For many of us normal and gradual hearing loss may take place as a natural part of aging. For others though hearing loss can occur through continuous exposure to loud noise (often in the work place) or through sudden head loud noises or direct head injuries. Understanding the symptoms involved in each, and the two main kinds of hearing disability can be useful if you feel you have a case for a personal injury claim based on another’s negligence.
The two main kinds of hearing loss are conductive and sensor neural. Essentially conductive hearing loss occurs as a mechanical problem in the middle ear. The three little bones (for whatever reason) fail to vibrate and send sound to the cochlea. With sensor neural, commonly called nerve damage, the little hairs in the inner ear are damaged. Sensor neural damage typically causes difficulty in distinguishing higher pitched sounds and is usually irreversible.

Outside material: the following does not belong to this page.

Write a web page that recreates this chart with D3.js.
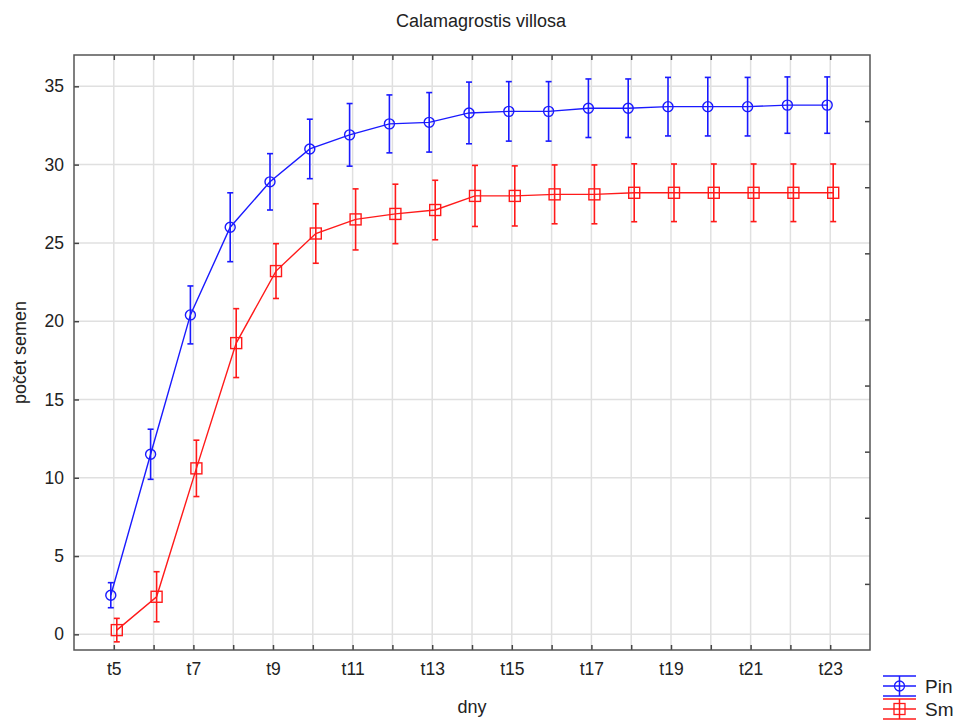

The classic case of occupational noise damage is normally sensor neural damage and occurs over a period of time. Factory workers and engineers tend to be most at danger of developing this kind of hearing damage. Interestingly firefighters and paramedics have been taking out an increasing number of lawsuits against Federal Signal who make most of the sirens. Most cases of occupational hearing loss, also known as noise induced or industrial deafness, take place over a period of time. Sometimes though, this damage can occur rapidly with a sudden loud and excessive outburst of sound. This kind of hearing damage is known as acoustic shock and is common in such professions as call centre workers wearing headsets.